How Brain Imaging Can Be Used to Fight Mental Health Stigma
Oct. 5, 2016 Psychology Today
For example, during a 2004 survey of residents of Tarrant County in Texas, more than 40 percent believed that major depression is “caused by a lack of will power,” and more than half of those surveyed believed that schizophrenia could be the result of how a person was raised.
Due to these social stigmas, those afflicted with mental illness often avoid treatment—they assume that others will judge them for seeking aid, or that whatever ails them can be treated with a simple change in attitude. Interestingly, less than half of those afflicted with depression actively seek treatment. There are consequences to avoiding treatment: American adults with serious mental illness typically die 25 years earlier than other adults (due to untreated medical issues related to their mental illness), and more than 90 percent of children who die by suicide in the U.S. also suffer from some sort of mental ailment.
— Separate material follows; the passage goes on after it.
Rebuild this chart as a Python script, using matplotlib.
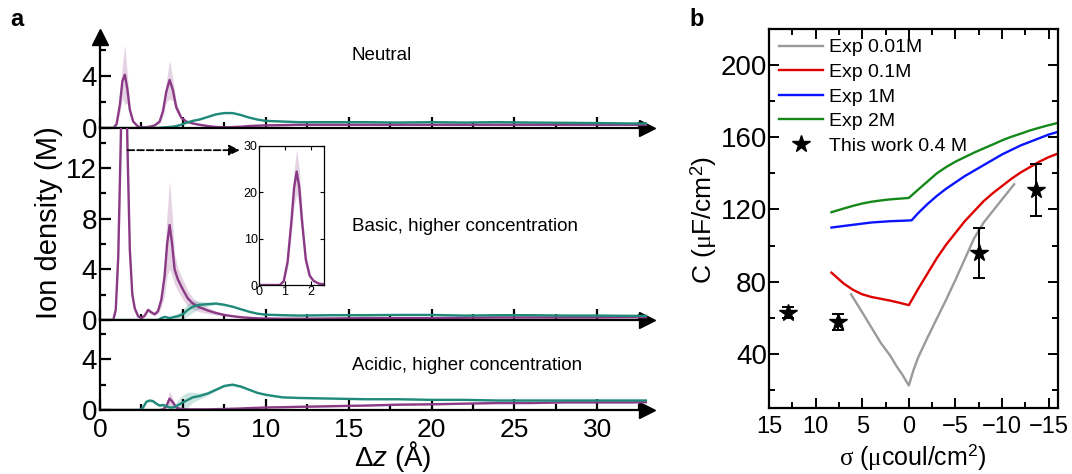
import numpy as np
import matplotlib
matplotlib.use("Agg")
import matplotlib.pyplot as plt
from matplotlib.ticker import MultipleLocator

plt.rcParams['font.family'] = ['Liberation Sans', 'DejaVu Sans']
plt.rcParams['mathtext.fontset'] = 'custom'
plt.rcParams['mathtext.rm'] = 'Liberation Sans'
plt.rcParams['mathtext.it'] = 'Liberation Serif'
plt.rcParams['mathtext.sf'] = 'Liberation Sans:italic'

# ---- panel a: ion density profiles (purple = cation, teal = anion) ----
z_neu = [0, 0.8, 1.0, 1.2, 1.35, 1.5, 1.65, 1.8, 2.0, 2.3, 2.7, 3.0, 3.3, 3.6, 3.8,
         4.0, 4.2, 4.4, 4.6, 4.9, 5.2, 5.6, 6.0, 6.5, 7.0, 7.5, 8.0, 8.5, 9.0, 9.5,
         10, 11, 12, 14, 16, 18, 20, 22, 24, 26, 28, 30, 32, 33]
pur_neu = [0, 0, 0.3, 1.8, 3.6, 4.1, 3.0, 1.4, 0.5, 0.1, 0.05, 0.1, 0.2, 0.5, 1.3,
           2.8, 3.7, 2.9, 1.6, 0.8, 0.5, 0.35, 0.25, 0.15, 0.08, 0.05, 0.07, 0.1, 0.15, 0.18,
           0.2, 0.22, 0.25, 0.25, 0.25, 0.25, 0.25, 0.25, 0.25, 0.25, 0.25, 0.25, 0.25, 0.25]
pur_neu_err = [0, 0, 0.1, 0.6, 1.3, 2.3, 1.1, 0.4, 0.1, 0.05, 0.05, 0.05, 0.05, 0.15, 0.4,
               0.8, 1.5, 0.8, 0.4, 0.15, 0.1, 0.05, 0.05, 0.05, 0.05, 0.05, 0.05, 0.05, 0.05, 0.05,
               0.05, 0.05, 0.05, 0.05, 0.05, 0.05, 0.05, 0.05, 0.05, 0.05, 0.05, 0.05, 0.05, 0.05]
teal_neu = [0, 0, 0, 0, 0, 0, 0, 0, 0, 0, 0, 0, 0, 0.02, 0.04,
            0.06, 0.08, 0.1, 0.15, 0.25, 0.4, 0.55, 0.65, 0.85, 1.05, 1.15, 1.15, 1.0, 0.8, 0.65,
            0.55, 0.5, 0.45, 0.45, 0.45, 0.42, 0.45, 0.42, 0.45, 0.42, 0.4, 0.38, 0.35, 0.35]

z_bas = [0, 0.8, 0.95, 1.1, 1.25, 1.35, 1.45, 1.55, 1.65, 1.8, 1.95, 2.1, 2.3, 2.5, 2.7,
         2.9, 3.1, 3.3, 3.5, 3.7, 3.9, 4.05, 4.2, 4.35, 4.5, 4.7, 5.0, 5.3, 5.6, 6.0,
         6.5, 7.0, 7.5, 8.0, 8.5, 9.0, 9.5, 10, 11, 12, 14, 16, 18, 20, 22, 24, 26, 28,
         30, 32, 33]
pur_bas = [0, 0, 0.8, 5.0, 14, 21, 24.5, 21, 14, 5.5, 2.0, 0.9, 0.3, 0.15, 0.35,
           0.8, 0.6, 0.45, 0.7, 1.6, 3.5, 6.0, 7.5, 6.0, 4.0, 3.2, 2.4, 1.7, 1.3, 1.0,
           0.75, 0.55, 0.4, 0.3, 0.22, 0.17, 0.13, 0.12, 0.1, 0.1, 0.12, 0.15, 0.15, 0.15,
           0.18, 0.2, 0.2, 0.2, 0.2, 0.22, 0.22]
pur_bas_err = [0, 0, 0.3, 1.5, 3.0, 4.0, 4.8, 4.0, 3.0, 1.5, 0.5, 0.2, 0.1, 0.1, 0.1,
               0.15, 0.15, 0.1, 0.2, 0.6, 1.5, 2.5, 3.5, 2.5, 1.2, 0.9, 0.8, 0.6, 0.45, 0.35,
               0.25, 0.15, 0.1, 0.05, 0.05, 0.05, 0.05, 0.05, 0.05, 0.05, 0.05, 0.05, 0.05,
               0.05, 0.05, 0.05, 0.05, 0.05, 0.05, 0.05, 0.05]
teal_bas = [0, 0, 0, 0, 0, 0, 0, 0, 0, 0, 0, 0, 0, 0, 0,
            0, 0, 0, 0, 0.15, 0.25, 0.2, 0.15, 0.2, 0.25, 0.3, 0.45, 0.8, 1.05, 1.2,
            1.25, 1.3, 1.2, 1.05, 0.85, 0.65, 0.5, 0.42, 0.38, 0.35, 0.38, 0.38, 0.4, 0.4,
            0.35, 0.38, 0.38, 0.35, 0.35, 0.33, 0.33]
teal_bas_err = [0, 0, 0, 0, 0, 0, 0, 0, 0, 0, 0, 0, 0, 0, 0,
                0, 0, 0, 0, 0.05, 0.05, 0.05, 0.05, 0.1, 0.15, 0.25, 0.4, 0.5, 0.45, 0.3,
                0.15, 0.1, 0.08, 0.05, 0.05, 0.05, 0.05, 0.05, 0.05, 0.05, 0.05, 0.05, 0.05,
                0.05, 0.05, 0.05, 0.05, 0.05, 0.05, 0.05, 0.05]

z_aci = [0, 2.4, 2.6, 2.8, 3.0, 3.2, 3.4, 3.6, 3.8, 4.0, 4.2, 4.4, 4.6, 4.8, 5.0,
         5.3, 5.6, 6.0, 6.5, 7.0, 7.5, 8.0, 8.5, 9.0, 9.5, 10, 11, 12, 14, 16, 18,
         20, 22, 24, 26, 28, 30, 32, 33]
teal_aci = [0, 0, 0.2, 0.65, 0.75, 0.7, 0.5, 0.35, 0.4, 0.3, 0.2, 0.2, 0.3, 0.45, 0.6,
            0.8, 1.0, 1.1, 1.3, 1.6, 1.9, 2.0, 1.85, 1.6, 1.35, 1.2, 1.0, 0.95, 0.9, 0.85,
            0.85, 0.8, 0.8, 0.75, 0.75, 0.75, 0.75, 0.75, 0.75]
teal_aci_err = [0, 0, 0.05, 0.1, 0.1, 0.1, 0.1, 0.1, 0.1, 0.1, 0.1, 0.15, 0.3, 0.5, 0.6,
                0.6, 0.4, 0.25, 0.15, 0.1, 0.1, 0.1, 0.1, 0.08, 0.05, 0.05, 0.05, 0.05, 0.05,
                0.05, 0.05, 0.05, 0.05, 0.05, 0.05, 0.05, 0.05, 0.05, 0.05]
pur_aci = [0, 0, 0, 0, 0, 0, 0, 0, 0.05, 0.3, 0.9, 0.6, 0.2, 0.1, 0.08,
           0.05, 0.05, 0.05, 0.05, 0.07, 0.08, 0.1, 0.12, 0.15, 0.17, 0.2, 0.22, 0.25, 0.3,
           0.35, 0.42, 0.45, 0.5, 0.55, 0.55, 0.6, 0.6, 0.6, 0.62]
pur_aci_err = [0, 0, 0, 0, 0, 0, 0, 0, 0.05, 0.2, 0.6, 0.3, 0.1, 0.05, 0.05,
               0.05, 0.05, 0.05, 0.05, 0.05, 0.05, 0.05, 0.05, 0.05, 0.05, 0.05, 0.05, 0.05,
               0.05, 0.05, 0.05, 0.05, 0.05, 0.05, 0.05, 0.05, 0.05, 0.05, 0.05]

# ---- panel b: capacitance vs surface charge ----
sig_001 = [6.2, 5, 4, 3, 2, 1.3, 0.7, 0.3, 0, -0.5, -1, -2, -3, -4, -5, -6, -7, -8, -9,
           -10, -11.3]
c_001 = [73, 63, 54.5, 46, 39, 33, 28.5, 25, 22.5, 31, 38, 49, 59.5, 70, 81, 92.5, 104,
         112.6, 119.1, 125.6, 134]
sig_01 = [8.3, 7, 6, 5, 4, 3, 2, 1, 0, -1, -2, -3, -4, -5, -6, -7, -8, -9, -10, -11,
          -12, -13, -14, -15, -16]
c_01 = [85, 79, 75.5, 73, 71.5, 70.5, 69.5, 68.3, 67, 76, 84.5, 93, 100.5, 107, 113.5,
        119, 124.5, 129, 133, 137, 140.5, 143.5, 146.5, 149, 151]
sig_1 = [8.3, 6, 4, 2, 0.5, -0.3, -1, -2, -3, -4, -5, -6, -7, -8, -9, -10, -11, -12,
         -13, -14, -15, -16]
c_1 = [110, 111.5, 112.8, 113.5, 113.8, 114, 118, 123, 127.5, 131.5, 135, 138.5, 141.5,
       144.5, 147.5, 150.5, 153, 155.5, 157.5, 159.5, 161.5, 163]
sig_2 = [8.3, 7, 6, 5, 4, 3, 2, 1, 0, -1, -2, -3, -4, -5, -6, -7, -8, -9, -10, -11, -12,
         -13, -14, -15, -16]
c_2 = [118.5, 120.5, 122, 123.3, 124.3, 125, 125.6, 126, 126.4, 131, 135.5, 140, 143.5,
       146.5, 149, 151.5, 153.8, 156, 158.3, 160.3, 162, 163.8, 165.3, 166.7, 168]
sig_w = [13, 7.6, -7.5, -13.6]
c_w = [62.7, 57.8, 96.0, 130.8]
err_w = [3, 4.4, 14, 14.4]

PURPLE = '#8a3a85'
TEAL = '#1f8a7a'

fig = plt.figure(figsize=(10.72, 4.74), dpi=100)
W, H = 1072.0, 474.0


def axes_px(left, top, right, bottom):
    return fig.add_axes([left / W, 1 - bottom / H, (right - left) / W, (bottom - top) / H])


def style_a(ax, ytop, show_x):
    ax.set_xlim(0, 33)
    ax.set_ylim(0, ytop)
    ax.patch.set_alpha(0)
    for s in ['top', 'right']:
        ax.spines[s].set_visible(False)
    for s in ['left', 'bottom']:
        ax.spines[s].set_linewidth(1.6)
    ax.xaxis.set_major_locator(MultipleLocator(5))
    ax.xaxis.set_minor_locator(MultipleLocator(2.5))
    ax.yaxis.set_major_locator(MultipleLocator(4))
    ax.yaxis.set_minor_locator(MultipleLocator(2))
    ax.tick_params(which='both', direction='in', width=1.6)
    ax.tick_params(which='major', length=8)
    ax.tick_params(which='minor', length=4)
    ax.tick_params(axis='y', labelsize=20, pad=2)
    ax.tick_params(axis='x', labelsize=19, pad=6, labelbottom=show_x)
    ax.plot(1, 0, '>k', ms=11, transform=ax.get_yaxis_transform(), clip_on=False)


def profile(ax, z, y, err, color):
    z = np.array(z)
    y = np.array(y)
    err = np.array(err)
    ax.fill_between(z, y - err, y + err, color=color, alpha=0.22, lw=0)
    ax.plot(z, y, color=color, lw=1.7)


ax1 = axes_px(100, 37, 647, 128)
ax2 = axes_px(100, 128, 647, 320)
ax3 = axes_px(100, 320, 647, 410)
style_a(ax1, 7.0, False)
style_a(ax2, 15.15, False)
style_a(ax3, 7.1, True)
ax1.plot(0, 1, '^k', ms=11, transform=ax1.get_xaxis_transform(), clip_on=False)

profile(ax1, z_neu, pur_neu, pur_neu_err, PURPLE)
profile(ax1, z_neu, teal_neu, [0.05] * len(z_neu), TEAL)
profile(ax2, z_bas, pur_bas, pur_bas_err, PURPLE)
profile(ax2, z_bas, teal_bas, teal_bas_err, TEAL)
profile(ax3, z_aci, pur_aci, pur_aci_err, PURPLE)
profile(ax3, z_aci, teal_aci, teal_aci_err, TEAL)

ax1.text(15.2, 5.6, 'Neutral', fontsize=13.5, va='center', ha='left')
ax2.text(15.2, 7.4, 'Basic, higher concentration', fontsize=13.5, va='center', ha='left')
ax3.text(15.2, 3.5, 'Acidic, higher concentration', fontsize=13.5, va='center', ha='left')

ax2.annotate('', xy=(8.6, 13.4), xytext=(1.5, 13.4),
             arrowprops=dict(arrowstyle='-|>', color='k', lw=1.3, ls='--',
                             mutation_scale=16))

# inset with full first peak
axi = axes_px(259, 146, 324, 285)
profile(axi, z_bas, pur_bas, pur_bas_err, PURPLE)
axi.set_xlim(0, 2.5)
axi.set_ylim(0, 30)
axi.xaxis.set_major_locator(MultipleLocator(1))
axi.yaxis.set_major_locator(MultipleLocator(10))
axi.tick_params(which='both', direction='in', top=True, right=True, length=3,
                width=0.8, labelsize=9, pad=1)
for s in axi.spines.values():
    s.set_linewidth(0.9)

fig.text(49 / W, 1 - 223 / H, 'Ion density (M)', rotation=90, fontsize=21,
         ha='center', va='center')
fig.text(393 / W, 1 - 457 / H, r'$\Delta\mathsf{z}$ (Å)', fontsize=20,
         ha='center', va='center')

# panel b
axb = axes_px(769, 29, 1058, 408)
axb.plot(sig_001, c_001, color='#9a9a9a', lw=1.7, label='Exp 0.01M')
axb.plot(sig_01, c_01, color='#dd0000', lw=1.7, label='Exp 0.1M')
axb.plot(sig_1, c_1, color='#0a14ff', lw=1.7, label='Exp 1M')
axb.plot(sig_2, c_2, color='#14891a', lw=1.7, label='Exp 2M')
axb.errorbar(sig_w, c_w, yerr=err_w, fmt='none', ecolor='k', elinewidth=1.4,
             capsize=4, capthick=1.4)
axb.plot(sig_w, c_w, ls='none', marker='*', ms=13, color='k', label='This work 0.4 M')
axb.set_xlim(15, -16)
axb.set_ylim(10, 220)
axb.xaxis.set_major_locator(MultipleLocator(5))
axb.xaxis.set_minor_locator(MultipleLocator(2.5))
axb.yaxis.set_major_locator(MultipleLocator(40))
axb.yaxis.set_minor_locator(MultipleLocator(20))
axb.tick_params(which='both', direction='in', top=True, right=True, width=1.4)
axb.tick_params(which='major', length=7)
axb.tick_params(which='minor', length=4)
axb.tick_params(axis='y', labelsize=20, pad=1.5)
axb.tick_params(axis='x', labelsize=17, pad=6)
for s in axb.spines.values():
    s.set_linewidth(1.6)
axb.legend(loc='upper left', frameon=False, fontsize=14, handlelength=2.3,
           handletextpad=0.3, labelspacing=0.36, borderaxespad=0.4, borderpad=0.1)

fig.text(704 / W, 1 - 220 / H, r'C ($\mu$F/cm$^2$)', rotation=90, fontsize=19,
         ha='center', va='center')
fig.text(913 / W, 1 - 457 / H, r'$\sigma$ ($\mu$coul/cm$^2$)', fontsize=18,
         ha='center', va='center')

fig.text(17 / W, 1 - 19 / H, 'a', fontsize=17, fontweight='bold', ha='center', va='center')
fig.text(697 / W, 1 - 19 / H, 'b', fontsize=17, fontweight='bold', ha='center', va='center')

fig.savefig('out.png', dpi=100)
Social stigmas about mental illness need to change, and technology can help. Medical professionals can use medical imaging modalities, like magnetic resonance imaging (MRI), to measure and study physical and chemical changes that occur within afflicted brains. Using this technology, the medical community can highlight that mental illnesses are true illnesses—ones that exhibit physical symptoms that require professional treatment and not simply a change in emotions or attitude.
Mental Health vs. Physical Health
There are, of course, differences between mental and physical illness, and these differences often spur common stigmas regarding mental illness. For instance, people claim mental illnesses are “all in a person’s head” or “made-up.” For example, look at diabetes—a medical professional can test a person’s blood and determine concretely if a person has the disease or not. But with mental illness, it’s far more complicated—mental illnesses range in severity and symptoms, and some are directly related to physical or chemical changes within the body, while others have only minor physical connections and are more directly affected by behavioral issues. Because of the complicated nature of mental illness, it’s all too easy for people to assume that mentally ill patients are simply making up their ailments.